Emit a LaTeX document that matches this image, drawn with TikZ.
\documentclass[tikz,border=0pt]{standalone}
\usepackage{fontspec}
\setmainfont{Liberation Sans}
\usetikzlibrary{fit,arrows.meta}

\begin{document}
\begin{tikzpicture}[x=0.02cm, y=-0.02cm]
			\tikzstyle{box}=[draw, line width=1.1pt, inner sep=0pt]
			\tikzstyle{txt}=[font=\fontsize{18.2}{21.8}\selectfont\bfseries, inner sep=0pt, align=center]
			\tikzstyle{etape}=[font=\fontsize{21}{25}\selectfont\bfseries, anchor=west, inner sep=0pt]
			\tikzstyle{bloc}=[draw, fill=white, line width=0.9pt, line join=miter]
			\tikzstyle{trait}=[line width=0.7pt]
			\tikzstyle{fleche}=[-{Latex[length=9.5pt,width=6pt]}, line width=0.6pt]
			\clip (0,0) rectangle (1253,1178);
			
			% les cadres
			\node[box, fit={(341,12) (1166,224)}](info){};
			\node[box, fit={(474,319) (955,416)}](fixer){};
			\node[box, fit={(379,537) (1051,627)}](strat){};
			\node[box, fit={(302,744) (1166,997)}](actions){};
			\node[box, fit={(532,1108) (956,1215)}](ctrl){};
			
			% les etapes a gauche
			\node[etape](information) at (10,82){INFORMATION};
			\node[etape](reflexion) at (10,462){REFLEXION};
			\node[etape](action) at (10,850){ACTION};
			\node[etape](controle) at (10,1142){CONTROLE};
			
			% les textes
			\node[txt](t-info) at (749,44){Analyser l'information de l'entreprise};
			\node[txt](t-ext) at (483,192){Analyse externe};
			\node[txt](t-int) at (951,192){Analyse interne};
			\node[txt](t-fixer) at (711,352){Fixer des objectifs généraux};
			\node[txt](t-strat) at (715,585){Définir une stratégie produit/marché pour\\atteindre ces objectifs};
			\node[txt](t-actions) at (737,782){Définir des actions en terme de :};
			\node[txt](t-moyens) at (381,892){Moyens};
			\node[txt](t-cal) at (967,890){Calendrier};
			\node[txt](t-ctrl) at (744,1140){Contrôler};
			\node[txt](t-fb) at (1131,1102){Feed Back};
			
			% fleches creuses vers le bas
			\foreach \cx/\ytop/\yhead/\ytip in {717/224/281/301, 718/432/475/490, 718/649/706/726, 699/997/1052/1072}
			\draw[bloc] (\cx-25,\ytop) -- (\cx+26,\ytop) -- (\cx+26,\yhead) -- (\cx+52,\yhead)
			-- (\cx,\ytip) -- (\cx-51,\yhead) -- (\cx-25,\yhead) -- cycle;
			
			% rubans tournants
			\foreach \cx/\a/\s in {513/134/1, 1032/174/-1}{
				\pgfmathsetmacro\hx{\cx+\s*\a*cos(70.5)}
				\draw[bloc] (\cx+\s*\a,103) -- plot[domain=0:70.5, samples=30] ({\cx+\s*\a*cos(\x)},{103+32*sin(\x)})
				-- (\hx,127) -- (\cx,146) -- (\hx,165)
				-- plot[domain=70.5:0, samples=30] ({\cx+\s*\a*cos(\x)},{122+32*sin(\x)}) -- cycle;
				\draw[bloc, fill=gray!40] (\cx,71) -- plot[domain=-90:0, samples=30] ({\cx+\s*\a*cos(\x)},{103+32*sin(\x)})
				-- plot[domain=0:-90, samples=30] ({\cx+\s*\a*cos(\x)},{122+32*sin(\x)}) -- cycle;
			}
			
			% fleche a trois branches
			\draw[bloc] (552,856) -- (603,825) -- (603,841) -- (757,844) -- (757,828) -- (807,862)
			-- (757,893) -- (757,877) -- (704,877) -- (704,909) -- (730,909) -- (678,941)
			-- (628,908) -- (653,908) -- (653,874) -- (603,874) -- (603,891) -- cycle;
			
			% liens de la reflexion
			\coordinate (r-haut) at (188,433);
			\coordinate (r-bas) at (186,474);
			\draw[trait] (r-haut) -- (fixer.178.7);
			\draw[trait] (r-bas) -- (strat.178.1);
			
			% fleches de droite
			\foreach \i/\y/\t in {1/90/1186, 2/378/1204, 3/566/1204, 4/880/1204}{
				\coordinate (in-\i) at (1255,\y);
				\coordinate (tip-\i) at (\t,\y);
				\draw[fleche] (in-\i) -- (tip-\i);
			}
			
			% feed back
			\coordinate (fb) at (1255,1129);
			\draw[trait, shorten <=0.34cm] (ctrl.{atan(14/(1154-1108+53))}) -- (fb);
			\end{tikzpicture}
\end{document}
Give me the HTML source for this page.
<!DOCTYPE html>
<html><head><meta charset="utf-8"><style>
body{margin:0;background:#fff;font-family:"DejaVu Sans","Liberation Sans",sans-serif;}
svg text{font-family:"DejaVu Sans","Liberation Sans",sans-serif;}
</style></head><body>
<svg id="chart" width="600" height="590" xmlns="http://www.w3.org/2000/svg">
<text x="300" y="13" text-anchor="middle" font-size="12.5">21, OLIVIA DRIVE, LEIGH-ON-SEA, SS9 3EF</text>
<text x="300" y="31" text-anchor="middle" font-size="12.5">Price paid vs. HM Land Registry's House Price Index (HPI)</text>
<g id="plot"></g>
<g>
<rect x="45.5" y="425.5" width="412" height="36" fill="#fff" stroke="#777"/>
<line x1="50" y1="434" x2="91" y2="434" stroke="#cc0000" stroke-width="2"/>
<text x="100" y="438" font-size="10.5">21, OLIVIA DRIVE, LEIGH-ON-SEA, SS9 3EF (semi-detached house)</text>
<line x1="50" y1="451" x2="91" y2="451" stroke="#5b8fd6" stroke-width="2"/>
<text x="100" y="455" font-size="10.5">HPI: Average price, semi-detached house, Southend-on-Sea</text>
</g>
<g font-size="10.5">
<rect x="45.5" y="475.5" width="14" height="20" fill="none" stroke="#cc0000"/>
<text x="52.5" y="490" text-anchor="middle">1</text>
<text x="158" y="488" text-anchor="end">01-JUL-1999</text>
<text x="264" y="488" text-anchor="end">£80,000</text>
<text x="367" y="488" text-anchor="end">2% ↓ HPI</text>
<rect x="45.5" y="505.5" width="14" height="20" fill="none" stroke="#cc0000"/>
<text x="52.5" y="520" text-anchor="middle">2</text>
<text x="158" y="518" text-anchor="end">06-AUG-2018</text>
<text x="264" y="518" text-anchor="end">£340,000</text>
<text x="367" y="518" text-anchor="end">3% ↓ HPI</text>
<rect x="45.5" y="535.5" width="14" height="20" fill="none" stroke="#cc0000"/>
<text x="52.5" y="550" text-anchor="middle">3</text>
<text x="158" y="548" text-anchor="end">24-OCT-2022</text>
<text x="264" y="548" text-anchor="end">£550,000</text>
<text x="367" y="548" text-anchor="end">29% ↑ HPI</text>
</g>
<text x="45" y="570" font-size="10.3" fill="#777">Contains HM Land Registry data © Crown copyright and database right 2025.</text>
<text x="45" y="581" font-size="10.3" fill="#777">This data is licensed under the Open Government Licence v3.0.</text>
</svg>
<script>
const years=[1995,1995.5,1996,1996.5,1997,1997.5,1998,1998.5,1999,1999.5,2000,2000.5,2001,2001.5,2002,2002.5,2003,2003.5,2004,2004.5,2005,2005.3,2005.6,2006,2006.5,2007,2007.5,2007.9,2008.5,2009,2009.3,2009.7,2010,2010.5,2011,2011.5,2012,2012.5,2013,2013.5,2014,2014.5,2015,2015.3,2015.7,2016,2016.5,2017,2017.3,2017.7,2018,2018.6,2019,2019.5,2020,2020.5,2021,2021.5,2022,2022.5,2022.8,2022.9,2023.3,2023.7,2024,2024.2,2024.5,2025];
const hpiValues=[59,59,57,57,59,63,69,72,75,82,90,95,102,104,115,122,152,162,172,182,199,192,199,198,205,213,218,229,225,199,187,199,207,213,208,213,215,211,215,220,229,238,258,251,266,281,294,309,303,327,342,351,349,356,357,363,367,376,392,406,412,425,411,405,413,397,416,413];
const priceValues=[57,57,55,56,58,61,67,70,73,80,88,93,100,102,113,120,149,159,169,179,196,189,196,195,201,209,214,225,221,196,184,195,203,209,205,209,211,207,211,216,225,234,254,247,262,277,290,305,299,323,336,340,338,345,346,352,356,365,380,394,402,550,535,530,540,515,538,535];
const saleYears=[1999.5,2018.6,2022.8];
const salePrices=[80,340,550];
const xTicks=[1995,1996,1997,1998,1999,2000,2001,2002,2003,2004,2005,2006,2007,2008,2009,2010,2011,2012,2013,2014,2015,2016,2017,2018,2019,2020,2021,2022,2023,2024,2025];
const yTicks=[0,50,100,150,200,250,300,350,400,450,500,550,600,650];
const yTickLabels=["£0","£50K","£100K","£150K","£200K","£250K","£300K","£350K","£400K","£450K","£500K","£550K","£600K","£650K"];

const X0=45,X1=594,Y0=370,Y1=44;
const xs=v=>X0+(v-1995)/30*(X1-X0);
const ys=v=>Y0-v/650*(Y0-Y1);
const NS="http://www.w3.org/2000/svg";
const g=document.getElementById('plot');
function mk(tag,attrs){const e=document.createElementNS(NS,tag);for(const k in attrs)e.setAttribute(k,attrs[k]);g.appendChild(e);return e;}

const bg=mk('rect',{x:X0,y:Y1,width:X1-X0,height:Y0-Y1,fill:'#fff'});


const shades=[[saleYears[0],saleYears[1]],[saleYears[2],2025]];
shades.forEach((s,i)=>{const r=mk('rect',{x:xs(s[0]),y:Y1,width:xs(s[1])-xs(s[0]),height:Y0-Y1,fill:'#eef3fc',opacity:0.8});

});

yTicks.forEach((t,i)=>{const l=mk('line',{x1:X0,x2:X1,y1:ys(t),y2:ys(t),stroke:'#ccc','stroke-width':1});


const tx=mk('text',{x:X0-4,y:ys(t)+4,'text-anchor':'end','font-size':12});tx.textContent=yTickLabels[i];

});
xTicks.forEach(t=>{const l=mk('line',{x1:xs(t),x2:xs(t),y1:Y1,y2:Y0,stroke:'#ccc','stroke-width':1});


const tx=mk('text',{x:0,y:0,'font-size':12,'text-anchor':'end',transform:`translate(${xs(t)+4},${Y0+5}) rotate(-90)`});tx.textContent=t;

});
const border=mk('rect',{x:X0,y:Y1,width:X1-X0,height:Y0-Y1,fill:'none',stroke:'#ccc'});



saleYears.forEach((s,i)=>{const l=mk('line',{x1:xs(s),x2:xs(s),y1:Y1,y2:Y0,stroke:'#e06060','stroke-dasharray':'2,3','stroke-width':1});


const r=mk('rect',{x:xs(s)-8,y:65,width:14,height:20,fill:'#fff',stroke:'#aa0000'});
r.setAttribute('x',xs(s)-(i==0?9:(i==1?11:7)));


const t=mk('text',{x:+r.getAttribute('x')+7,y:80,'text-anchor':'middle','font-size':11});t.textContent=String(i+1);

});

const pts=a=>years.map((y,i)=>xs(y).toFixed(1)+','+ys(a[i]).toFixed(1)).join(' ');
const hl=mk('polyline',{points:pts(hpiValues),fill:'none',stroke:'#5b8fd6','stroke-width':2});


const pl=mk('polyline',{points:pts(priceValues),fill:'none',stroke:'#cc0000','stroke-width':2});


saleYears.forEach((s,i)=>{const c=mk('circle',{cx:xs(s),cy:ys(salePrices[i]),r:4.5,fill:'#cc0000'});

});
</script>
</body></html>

━━━━━━━━━━━━━━━━━━━━

» **WHAT YOU HAVE TO DO**
From the first line above through the line that contains "(0,0) rectangle (1253,1178);", quote each line exactly. Output nothing more.

» **RESPONSE TO THE EXERCISE**
Emit a LaTeX document that matches this image, drawn with TikZ.
\documentclass[tikz,border=0pt]{standalone}
\usepackage{fontspec}
\setmainfont{Liberation Sans}
\usetikzlibrary{fit,arrows.meta}

\begin{document}
\begin{tikzpicture}[x=0.02cm, y=-0.02cm]
			\tikzstyle{box}=[draw, line width=1.1pt, inner sep=0pt]
			\tikzstyle{txt}=[font=\fontsize{18.2}{21.8}\selectfont\bfseries, inner sep=0pt, align=center]
			\tikzstyle{etape}=[font=\fontsize{21}{25}\selectfont\bfseries, anchor=west, inner sep=0pt]
			\tikzstyle{bloc}=[draw, fill=white, line width=0.9pt, line join=miter]
			\tikzstyle{trait}=[line width=0.7pt]
			\tikzstyle{fleche}=[-{Latex[length=9.5pt,width=6pt]}, line width=0.6pt]
			\clip (0,0) rectangle (1253,1178);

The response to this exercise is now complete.